Nous sommes dans la sud. Nous invitons un couple d’amis. Lui m’envoie un SMS : « je peux apporter un Mouton 2000, mais n’est-ce pas trop jeune ? ». L’envie de goûter ce vin que je révère est trop forte. Je lui dis : « il sera parfait ».

Je demande à mon ami qu’il dépose le vin avant 17 heures pour que je l’ouvre. Il me l’apporte. Ma femme prépare une joue de bœuf et me demande un vin rouge. Je cherche des vins du Rhône dans ma cave, mais aucun ne convient car les acidités ou les amertumes sont trop fortes. Ma femme, lassée de ces essais me demande un vin blanc. Celui que je trouve a son agrément.

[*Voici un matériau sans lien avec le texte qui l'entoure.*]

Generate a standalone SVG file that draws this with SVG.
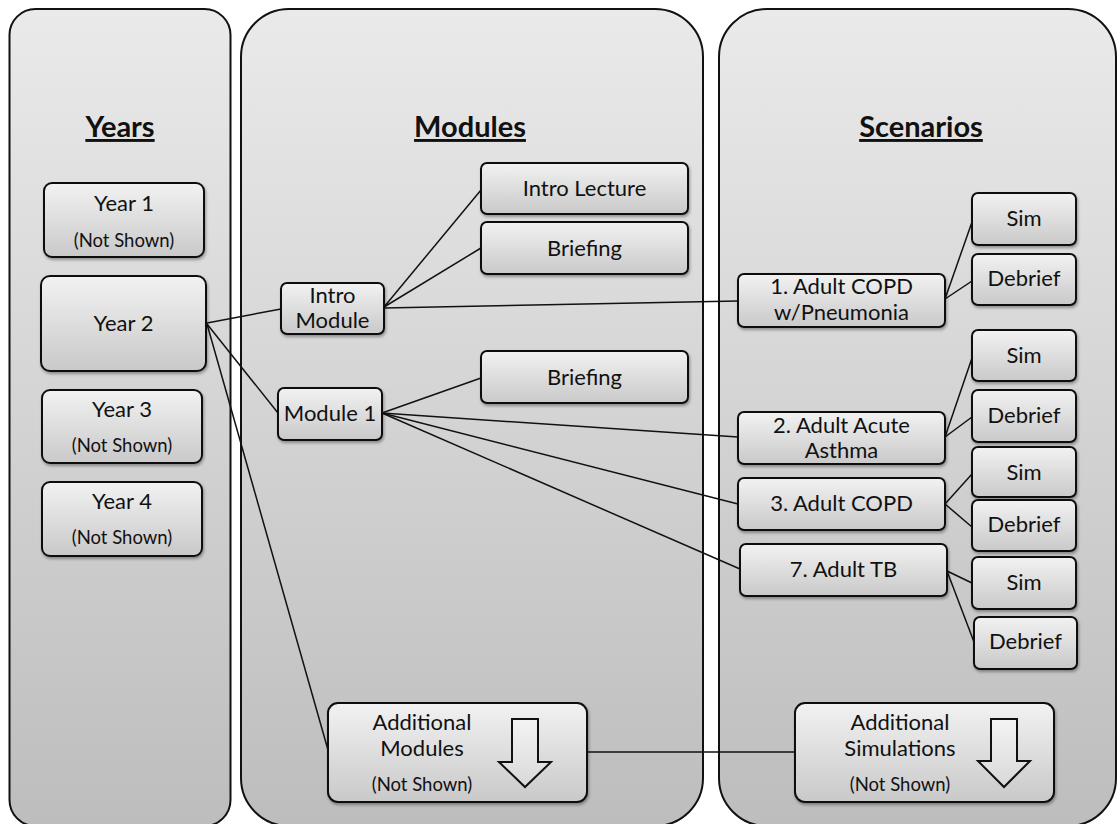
<svg xmlns="http://www.w3.org/2000/svg" width="1120" height="824" viewBox="0 0 1120 824">
  <defs>
    <linearGradient id="panelFill" x1="0" y1="0" x2="0" y2="1">
      <stop offset="0" stop-color="#eaeaea"/>
      <stop offset="1" stop-color="#bdbdbd"/>
    </linearGradient>
    <linearGradient id="boxFill" x1="0" y1="0" x2="0" y2="1">
      <stop offset="0" stop-color="#f2f2f2"/>
      <stop offset="1" stop-color="#c9c9c9"/>
    </linearGradient>
    <linearGradient id="arrowFill" x1="0" y1="0" x2="0" y2="1">
      <stop offset="0" stop-color="#f4f4f4"/>
      <stop offset="1" stop-color="#d8d8d8"/>
    </linearGradient>
    <filter id="shadow" x="-10%" y="-10%" width="120%" height="130%">
      <feDropShadow dx="1" dy="2" stdDeviation="1.5" flood-color="#000" flood-opacity="0.35"/>
    </filter>
  </defs>
  <style>
    .panel { fill: url(#panelFill); stroke: #111; stroke-width: 2; }
    .box { fill: url(#boxFill); stroke: #111; stroke-width: 2; filter: url(#shadow); }
    .arrow { fill: url(#arrowFill); stroke: #111; stroke-width: 2; stroke-linejoin: miter; }
    .link { stroke: #111; stroke-width: 1.5; fill: none; }
    .head { font-family: Lato, "Liberation Sans", sans-serif; font-weight: bold; font-size: 29px; fill: #111; text-anchor: middle; text-decoration: underline; }
    .lbl { font-family: Lato, "Liberation Sans", sans-serif; font-size: 22px; fill: #111; text-anchor: middle; }
    .sub { font-family: Lato, "Liberation Sans", sans-serif; font-size: 18.5px; fill: #111; text-anchor: middle; }
  </style>

  <rect width="1120" height="824" fill="#ffffff"/>

  <!-- column panels -->
  <g id="panels">
    <rect class="panel" x="9.5" y="9" width="221" height="817" rx="26"/>
    <rect class="panel" x="241" y="9" width="462" height="817" rx="48"/>
    <rect class="panel" x="719" y="9" width="397" height="817" rx="48"/>
    <text class="head" x="120" y="137">Years</text>
    <text class="head" x="470" y="137">Modules</text>
    <text class="head" x="921" y="137">Scenarios</text>
  </g>

  <!-- connectors -->
  <g id="connectors">
    <line class="link" x1="207" y1="323" x2="281" y2="309"/>
    <line class="link" x1="207" y1="324" x2="278" y2="413"/>
    <line class="link" x1="207" y1="324" x2="328" y2="750"/>
    <line class="link" x1="384" y1="307" x2="481" y2="190"/>
    <line class="link" x1="384" y1="307" x2="481" y2="248"/>
    <line class="link" x1="384" y1="308" x2="738" y2="301"/>
    <line class="link" x1="382" y1="413" x2="481" y2="378"/>
    <line class="link" x1="382" y1="413" x2="738" y2="437"/>
    <line class="link" x1="382" y1="413" x2="738" y2="504"/>
    <line class="link" x1="382" y1="413" x2="740" y2="569"/>
    <line class="link" x1="945" y1="299" x2="972" y2="222"/>
    <line class="link" x1="945" y1="299" x2="972" y2="281"/>
    <line class="link" x1="945" y1="437" x2="972" y2="358"/>
    <line class="link" x1="945" y1="437" x2="972" y2="417"/>
    <line class="link" x1="945" y1="504" x2="972" y2="474"/>
    <line class="link" x1="945" y1="504" x2="972" y2="527"/>
    <line class="link" x1="947" y1="571" x2="972" y2="583"/>
    <line class="link" x1="947" y1="571" x2="974" y2="642"/>
    <line class="link" x1="587" y1="752" x2="795" y2="752"/>
  </g>

  <!-- years -->
  <g id="year-1">
    <rect class="box" x="44" y="183" width="160" height="74" rx="8"/>
    <text class="lbl" x="124" y="211">Year 1</text>
    <text class="sub" x="124" y="247">(Not Shown)</text>
  </g>
  <g id="year-2">
    <rect class="box" x="41" y="276" width="165" height="95" rx="9"/>
    <text class="lbl" x="123.5" y="331">Year 2</text>
  </g>
  <g id="year-3">
    <rect class="box" x="42" y="390" width="160" height="73" rx="8"/>
    <text class="lbl" x="122" y="417">Year 3</text>
    <text class="sub" x="122" y="452">(Not Shown)</text>
  </g>
  <g id="year-4">
    <rect class="box" x="42" y="482" width="160" height="74" rx="8"/>
    <text class="lbl" x="122" y="509">Year 4</text>
    <text class="sub" x="122" y="544">(Not Shown)</text>
  </g>

  <!-- modules -->
  <g id="intro-module">
    <rect class="box" x="281" y="283" width="103" height="51" rx="6"/>
    <text class="lbl" x="332.5" y="303">Intro</text>
    <text class="lbl" x="332.5" y="328">Module</text>
  </g>
  <g id="module-1">
    <rect class="box" x="278" y="388" width="104" height="52" rx="6"/>
    <text class="lbl" x="330" y="421">Module 1</text>
  </g>
  <g id="intro-lecture">
    <rect class="box" x="481" y="163" width="207" height="51" rx="6"/>
    <text class="lbl" x="584.5" y="196">Intro Lecture</text>
  </g>
  <g id="intro-briefing">
    <rect class="box" x="481" y="222" width="207" height="52" rx="6"/>
    <text class="lbl" x="584.5" y="256">Briefing</text>
  </g>
  <g id="module-1-briefing">
    <rect class="box" x="481" y="351" width="207" height="52" rx="6"/>
    <text class="lbl" x="584.5" y="385">Briefing</text>
  </g>
  <g id="additional-modules">
    <rect class="box" x="328" y="703" width="259" height="99" rx="10"/>
    <text class="lbl" x="422" y="730">Additional</text>
    <text class="lbl" x="422" y="756">Modules</text>
    <text class="sub" x="422" y="791">(Not Shown)</text>
    <path class="arrow" d="M512 719 H538 V762 H551 L525 787 L499 762 H512 Z"/>
  </g>

  <!-- scenarios -->
  <g id="scenario-1">
    <rect class="box" x="738" y="274" width="207" height="53" rx="6"/>
    <text class="lbl" x="841.5" y="294">1. Adult COPD</text>
    <text class="lbl" x="841.5" y="320">w/Pneumonia</text>
  </g>
  <g id="scenario-2">
    <rect class="box" x="738" y="412" width="207" height="52" rx="6"/>
    <text class="lbl" x="841.5" y="433">2. Adult Acute</text>
    <text class="lbl" x="841.5" y="458">Asthma</text>
  </g>
  <g id="scenario-3">
    <rect class="box" x="738" y="478" width="207" height="52" rx="6"/>
    <text class="lbl" x="841.5" y="511">3. Adult COPD</text>
  </g>
  <g id="scenario-7">
    <rect class="box" x="740" y="544" width="207" height="52" rx="6"/>
    <text class="lbl" x="843.5" y="577">7. Adult TB</text>
  </g>
  <g id="sim-1">
    <rect class="box" x="972" y="193" width="104" height="52" rx="6"/>
    <text class="lbl" x="1024" y="226">Sim</text>
  </g>
  <g id="debrief-1">
    <rect class="box" x="972" y="254" width="104" height="51" rx="6"/>
    <text class="lbl" x="1024" y="286">Debrief</text>
  </g>
  <g id="sim-2">
    <rect class="box" x="972" y="330" width="104" height="51" rx="6"/>
    <text class="lbl" x="1024" y="363">Sim</text>
  </g>
  <g id="debrief-2">
    <rect class="box" x="972" y="390" width="104" height="52" rx="6"/>
    <text class="lbl" x="1024" y="423">Debrief</text>
  </g>
  <g id="sim-3">
    <rect class="box" x="972" y="447" width="104" height="50" rx="6"/>
    <text class="lbl" x="1024" y="480">Sim</text>
  </g>
  <g id="debrief-3">
    <rect class="box" x="972" y="500" width="104" height="51" rx="6"/>
    <text class="lbl" x="1024" y="532">Debrief</text>
  </g>
  <g id="sim-4">
    <rect class="box" x="972" y="557" width="104" height="52" rx="6"/>
    <text class="lbl" x="1024" y="590">Sim</text>
  </g>
  <g id="debrief-4">
    <rect class="box" x="974" y="617" width="103" height="52" rx="6"/>
    <text class="lbl" x="1025.5" y="649">Debrief</text>
  </g>
  <g id="additional-simulations">
    <rect class="box" x="795" y="703" width="259" height="99" rx="10"/>
    <text class="lbl" x="900" y="730">Additional</text>
    <text class="lbl" x="900" y="756">Simulations</text>
    <text class="sub" x="900" y="791">(Not Shown)</text>
    <path class="arrow" d="M991 719 H1017 V761 H1030 L1004 787 L978 761 H991 Z"/>
  </g>
</svg>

A vingt heures, nous sommes réunis. Je décide d’ouvrir un Champagne Substance Jacques Selosse dégorgé le 20 mars 2007, car Anselme Selosse vient de vivre un drame : on lui a cambriolé près de quatre mille bouteille de vins, mais le plus triste, car le plus dangereux, est qu’on lui a volé seize mille étiquettes et plus de dix mille capsules. De quoi pourrir le marché avec des faux. C’est donc un toast de solidarité et d’amitié que nous portons. Le vin est d’un or clair généreux. La bulle est active. Ce vin est typé, comme tous les vins de Selosse, mais ce qui frappe, c’est son extraordinaire sérénité. Il est tendu comme un arc, mais il domine cette tension. C’est fascinant de voir que ce vin puisse combiner à ce point extrémisme et sérénité. C’est un immense vin. L’intensité de saveurs de fruits qui pourraient être au sirop mais sont sans sucre est extrême, avec une trace de suggestion de fumé.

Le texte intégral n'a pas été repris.